--- begin PROVIDED DATA ---
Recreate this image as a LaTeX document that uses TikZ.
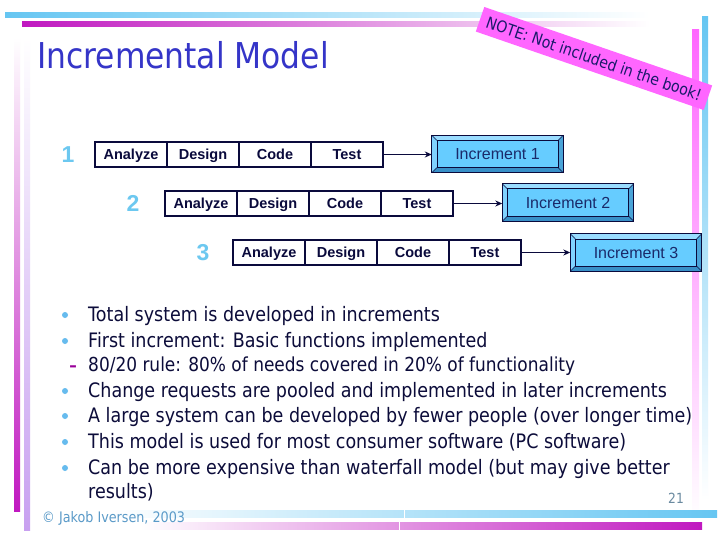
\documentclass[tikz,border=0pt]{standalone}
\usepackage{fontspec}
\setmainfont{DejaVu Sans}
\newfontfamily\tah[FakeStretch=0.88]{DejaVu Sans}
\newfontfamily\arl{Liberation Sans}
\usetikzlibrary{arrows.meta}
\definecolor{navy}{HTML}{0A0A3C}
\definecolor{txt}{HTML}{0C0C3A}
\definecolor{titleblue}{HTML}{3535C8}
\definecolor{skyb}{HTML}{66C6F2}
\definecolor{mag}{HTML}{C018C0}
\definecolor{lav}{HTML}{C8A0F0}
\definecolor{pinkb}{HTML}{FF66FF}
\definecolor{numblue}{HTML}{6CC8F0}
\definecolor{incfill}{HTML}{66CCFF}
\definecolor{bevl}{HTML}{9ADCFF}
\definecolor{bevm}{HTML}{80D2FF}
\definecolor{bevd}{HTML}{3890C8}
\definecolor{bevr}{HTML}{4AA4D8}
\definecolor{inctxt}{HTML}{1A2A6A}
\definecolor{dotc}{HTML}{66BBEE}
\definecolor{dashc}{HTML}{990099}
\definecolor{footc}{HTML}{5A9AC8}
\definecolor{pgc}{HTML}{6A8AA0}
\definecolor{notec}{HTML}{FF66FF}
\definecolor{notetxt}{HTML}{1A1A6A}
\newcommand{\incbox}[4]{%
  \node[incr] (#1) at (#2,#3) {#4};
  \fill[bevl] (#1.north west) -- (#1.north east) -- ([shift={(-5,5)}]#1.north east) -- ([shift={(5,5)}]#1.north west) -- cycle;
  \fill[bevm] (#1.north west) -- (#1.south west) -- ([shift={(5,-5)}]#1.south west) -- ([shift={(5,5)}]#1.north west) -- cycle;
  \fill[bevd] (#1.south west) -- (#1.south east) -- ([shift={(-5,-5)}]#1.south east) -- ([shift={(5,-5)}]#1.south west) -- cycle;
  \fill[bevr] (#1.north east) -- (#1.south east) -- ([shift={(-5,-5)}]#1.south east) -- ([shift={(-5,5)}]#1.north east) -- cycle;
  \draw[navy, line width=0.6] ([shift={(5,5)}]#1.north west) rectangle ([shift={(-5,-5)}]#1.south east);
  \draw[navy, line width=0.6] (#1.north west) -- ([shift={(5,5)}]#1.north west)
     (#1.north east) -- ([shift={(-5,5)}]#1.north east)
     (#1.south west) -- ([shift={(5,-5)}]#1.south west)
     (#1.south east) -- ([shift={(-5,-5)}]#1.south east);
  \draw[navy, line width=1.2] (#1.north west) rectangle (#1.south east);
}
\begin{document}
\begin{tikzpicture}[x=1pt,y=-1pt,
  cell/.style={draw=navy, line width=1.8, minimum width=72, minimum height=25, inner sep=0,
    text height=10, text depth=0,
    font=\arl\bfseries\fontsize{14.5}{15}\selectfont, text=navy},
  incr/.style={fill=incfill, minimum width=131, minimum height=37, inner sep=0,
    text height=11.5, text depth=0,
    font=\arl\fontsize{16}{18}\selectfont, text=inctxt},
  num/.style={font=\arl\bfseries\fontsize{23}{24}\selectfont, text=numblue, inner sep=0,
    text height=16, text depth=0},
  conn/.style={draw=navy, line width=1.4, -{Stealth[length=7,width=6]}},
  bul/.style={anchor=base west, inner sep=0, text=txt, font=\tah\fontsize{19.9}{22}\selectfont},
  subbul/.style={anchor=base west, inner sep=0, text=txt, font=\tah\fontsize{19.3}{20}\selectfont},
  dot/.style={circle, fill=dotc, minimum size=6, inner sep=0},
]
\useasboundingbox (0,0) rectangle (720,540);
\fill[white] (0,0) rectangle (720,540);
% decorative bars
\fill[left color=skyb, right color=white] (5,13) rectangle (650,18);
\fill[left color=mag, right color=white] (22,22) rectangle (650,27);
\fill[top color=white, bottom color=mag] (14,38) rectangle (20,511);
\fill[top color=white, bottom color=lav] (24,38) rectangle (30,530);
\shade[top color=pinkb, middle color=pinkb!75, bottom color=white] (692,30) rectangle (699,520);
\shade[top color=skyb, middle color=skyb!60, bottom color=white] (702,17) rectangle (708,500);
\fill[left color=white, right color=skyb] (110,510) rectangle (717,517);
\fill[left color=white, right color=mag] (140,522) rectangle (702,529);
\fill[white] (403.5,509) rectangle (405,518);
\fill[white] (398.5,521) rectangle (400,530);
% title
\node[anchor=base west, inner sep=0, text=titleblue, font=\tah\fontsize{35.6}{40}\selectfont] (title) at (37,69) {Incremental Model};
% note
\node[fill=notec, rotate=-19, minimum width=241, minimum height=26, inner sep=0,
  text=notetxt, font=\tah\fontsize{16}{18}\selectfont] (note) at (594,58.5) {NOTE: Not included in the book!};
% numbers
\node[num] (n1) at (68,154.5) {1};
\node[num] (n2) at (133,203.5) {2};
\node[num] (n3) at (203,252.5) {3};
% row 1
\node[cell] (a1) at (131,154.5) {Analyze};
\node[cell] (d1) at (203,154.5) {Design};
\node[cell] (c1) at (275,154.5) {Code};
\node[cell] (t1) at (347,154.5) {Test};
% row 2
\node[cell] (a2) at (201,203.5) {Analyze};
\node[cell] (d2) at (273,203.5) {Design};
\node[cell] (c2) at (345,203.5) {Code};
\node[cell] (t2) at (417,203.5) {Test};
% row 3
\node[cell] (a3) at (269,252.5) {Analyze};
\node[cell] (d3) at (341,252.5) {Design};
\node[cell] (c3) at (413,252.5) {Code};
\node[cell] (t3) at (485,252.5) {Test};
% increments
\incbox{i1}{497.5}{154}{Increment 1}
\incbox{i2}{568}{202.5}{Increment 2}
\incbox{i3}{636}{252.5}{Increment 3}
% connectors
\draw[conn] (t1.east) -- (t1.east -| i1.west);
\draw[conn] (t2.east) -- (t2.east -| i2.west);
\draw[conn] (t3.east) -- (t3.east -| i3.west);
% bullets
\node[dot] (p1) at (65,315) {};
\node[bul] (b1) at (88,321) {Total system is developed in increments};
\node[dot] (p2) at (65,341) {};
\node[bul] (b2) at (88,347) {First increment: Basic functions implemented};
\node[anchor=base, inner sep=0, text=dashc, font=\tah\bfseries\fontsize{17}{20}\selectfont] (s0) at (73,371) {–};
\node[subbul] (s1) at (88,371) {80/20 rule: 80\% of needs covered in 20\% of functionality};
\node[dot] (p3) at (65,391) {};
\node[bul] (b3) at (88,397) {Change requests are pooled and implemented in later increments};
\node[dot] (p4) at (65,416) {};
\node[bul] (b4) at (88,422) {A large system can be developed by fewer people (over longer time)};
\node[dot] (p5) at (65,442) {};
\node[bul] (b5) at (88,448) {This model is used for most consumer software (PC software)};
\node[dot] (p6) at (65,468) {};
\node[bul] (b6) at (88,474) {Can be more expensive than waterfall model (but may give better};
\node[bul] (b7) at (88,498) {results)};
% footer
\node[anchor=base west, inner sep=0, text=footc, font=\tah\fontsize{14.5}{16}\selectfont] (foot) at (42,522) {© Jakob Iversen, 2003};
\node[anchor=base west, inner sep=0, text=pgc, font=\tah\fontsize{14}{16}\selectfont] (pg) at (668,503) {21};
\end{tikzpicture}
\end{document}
--- end PROVIDED DATA ---
Write out every line above exactly as it is, leaving out the pictures.

Recreate this image as a LaTeX document that uses TikZ.
\documentclass[tikz,border=0pt]{standalone}
\usepackage{fontspec}
\setmainfont{DejaVu Sans}
\newfontfamily\tah[FakeStretch=0.88]{DejaVu Sans}
\newfontfamily\arl{Liberation Sans}
\usetikzlibrary{arrows.meta}
\definecolor{navy}{HTML}{0A0A3C}
\definecolor{txt}{HTML}{0C0C3A}
\definecolor{titleblue}{HTML}{3535C8}
\definecolor{skyb}{HTML}{66C6F2}
\definecolor{mag}{HTML}{C018C0}
\definecolor{lav}{HTML}{C8A0F0}
\definecolor{pinkb}{HTML}{FF66FF}
\definecolor{numblue}{HTML}{6CC8F0}
\definecolor{incfill}{HTML}{66CCFF}
\definecolor{bevl}{HTML}{9ADCFF}
\definecolor{bevm}{HTML}{80D2FF}
\definecolor{bevd}{HTML}{3890C8}
\definecolor{bevr}{HTML}{4AA4D8}
\definecolor{inctxt}{HTML}{1A2A6A}
\definecolor{dotc}{HTML}{66BBEE}
\definecolor{dashc}{HTML}{990099}
\definecolor{footc}{HTML}{5A9AC8}
\definecolor{pgc}{HTML}{6A8AA0}
\definecolor{notec}{HTML}{FF66FF}
\definecolor{notetxt}{HTML}{1A1A6A}
\newcommand{\incbox}[4]{%
  \node[incr] (#1) at (#2,#3) {#4};
  \fill[bevl] (#1.north west) -- (#1.north east) -- ([shift={(-5,5)}]#1.north east) -- ([shift={(5,5)}]#1.north west) -- cycle;
  \fill[bevm] (#1.north west) -- (#1.south west) -- ([shift={(5,-5)}]#1.south west) -- ([shift={(5,5)}]#1.north west) -- cycle;
  \fill[bevd] (#1.south west) -- (#1.south east) -- ([shift={(-5,-5)}]#1.south east) -- ([shift={(5,-5)}]#1.south west) -- cycle;
  \fill[bevr] (#1.north east) -- (#1.south east) -- ([shift={(-5,-5)}]#1.south east) -- ([shift={(-5,5)}]#1.north east) -- cycle;
  \draw[navy, line width=0.6] ([shift={(5,5)}]#1.north west) rectangle ([shift={(-5,-5)}]#1.south east);
  \draw[navy, line width=0.6] (#1.north west) -- ([shift={(5,5)}]#1.north west)
     (#1.north east) -- ([shift={(-5,5)}]#1.north east)
     (#1.south west) -- ([shift={(5,-5)}]#1.south west)
     (#1.south east) -- ([shift={(-5,-5)}]#1.south east);
  \draw[navy, line width=1.2] (#1.north west) rectangle (#1.south east);
}
\begin{document}
\begin{tikzpicture}[x=1pt,y=-1pt,
  cell/.style={draw=navy, line width=1.8, minimum width=72, minimum height=25, inner sep=0,
    text height=10, text depth=0,
    font=\arl\bfseries\fontsize{14.5}{15}\selectfont, text=navy},
  incr/.style={fill=incfill, minimum width=131, minimum height=37, inner sep=0,
    text height=11.5, text depth=0,
    font=\arl\fontsize{16}{18}\selectfont, text=inctxt},
  num/.style={font=\arl\bfseries\fontsize{23}{24}\selectfont, text=numblue, inner sep=0,
    text height=16, text depth=0},
  conn/.style={draw=navy, line width=1.4, -{Stealth[length=7,width=6]}},
  bul/.style={anchor=base west, inner sep=0, text=txt, font=\tah\fontsize{19.9}{22}\selectfont},
  subbul/.style={anchor=base west, inner sep=0, text=txt, font=\tah\fontsize{19.3}{20}\selectfont},
  dot/.style={circle, fill=dotc, minimum size=6, inner sep=0},
]
\useasboundingbox (0,0) rectangle (720,540);
\fill[white] (0,0) rectangle (720,540);
% decorative bars
\fill[left color=skyb, right color=white] (5,13) rectangle (650,18);
\fill[left color=mag, right color=white] (22,22) rectangle (650,27);
\fill[top color=white, bottom color=mag] (14,38) rectangle (20,511);
\fill[top color=white, bottom color=lav] (24,38) rectangle (30,530);
\shade[top color=pinkb, middle color=pinkb!75, bottom color=white] (692,30) rectangle (699,520);
\shade[top color=skyb, middle color=skyb!60, bottom color=white] (702,17) rectangle (708,500);
\fill[left color=white, right color=skyb] (110,510) rectangle (717,517);
\fill[left color=white, right color=mag] (140,522) rectangle (702,529);
\fill[white] (403.5,509) rectangle (405,518);
\fill[white] (398.5,521) rectangle (400,530);
% title
\node[anchor=base west, inner sep=0, text=titleblue, font=\tah\fontsize{35.6}{40}\selectfont] (title) at (37,69) {Incremental Model};
% note
\node[fill=notec, rotate=-19, minimum width=241, minimum height=26, inner sep=0,
  text=notetxt, font=\tah\fontsize{16}{18}\selectfont] (note) at (594,58.5) {NOTE: Not included in the book!};
% numbers
\node[num] (n1) at (68,154.5) {1};
\node[num] (n2) at (133,203.5) {2};
\node[num] (n3) at (203,252.5) {3};
% row 1
\node[cell] (a1) at (131,154.5) {Analyze};
\node[cell] (d1) at (203,154.5) {Design};
\node[cell] (c1) at (275,154.5) {Code};
\node[cell] (t1) at (347,154.5) {Test};
% row 2
\node[cell] (a2) at (201,203.5) {Analyze};
\node[cell] (d2) at (273,203.5) {Design};
\node[cell] (c2) at (345,203.5) {Code};
\node[cell] (t2) at (417,203.5) {Test};
% row 3
\node[cell] (a3) at (269,252.5) {Analyze};
\node[cell] (d3) at (341,252.5) {Design};
\node[cell] (c3) at (413,252.5) {Code};
\node[cell] (t3) at (485,252.5) {Test};
% increments
\incbox{i1}{497.5}{154}{Increment 1}
\incbox{i2}{568}{202.5}{Increment 2}
\incbox{i3}{636}{252.5}{Increment 3}
% connectors
\draw[conn] (t1.east) -- (t1.east -| i1.west);
\draw[conn] (t2.east) -- (t2.east -| i2.west);
\draw[conn] (t3.east) -- (t3.east -| i3.west);
% bullets
\node[dot] (p1) at (65,315) {};
\node[bul] (b1) at (88,321) {Total system is developed in increments};
\node[dot] (p2) at (65,341) {};
\node[bul] (b2) at (88,347) {First increment: Basic functions implemented};
\node[anchor=base, inner sep=0, text=dashc, font=\tah\bfseries\fontsize{17}{20}\selectfont] (s0) at (73,371) {–};
\node[subbul] (s1) at (88,371) {80/20 rule: 80\% of needs covered in 20\% of functionality};
\node[dot] (p3) at (65,391) {};
\node[bul] (b3) at (88,397) {Change requests are pooled and implemented in later increments};
\node[dot] (p4) at (65,416) {};
\node[bul] (b4) at (88,422) {A large system can be developed by fewer people (over longer time)};
\node[dot] (p5) at (65,442) {};
\node[bul] (b5) at (88,448) {This model is used for most consumer software (PC software)};
\node[dot] (p6) at (65,468) {};
\node[bul] (b6) at (88,474) {Can be more expensive than waterfall model (but may give better};
\node[bul] (b7) at (88,498) {results)};
% footer
\node[anchor=base west, inner sep=0, text=footc, font=\tah\fontsize{14.5}{16}\selectfont] (foot) at (42,522) {© Jakob Iversen, 2003};
\node[anchor=base west, inner sep=0, text=pgc, font=\tah\fontsize{14}{16}\selectfont] (pg) at (668,503) {21};
\end{tikzpicture}
\end{document}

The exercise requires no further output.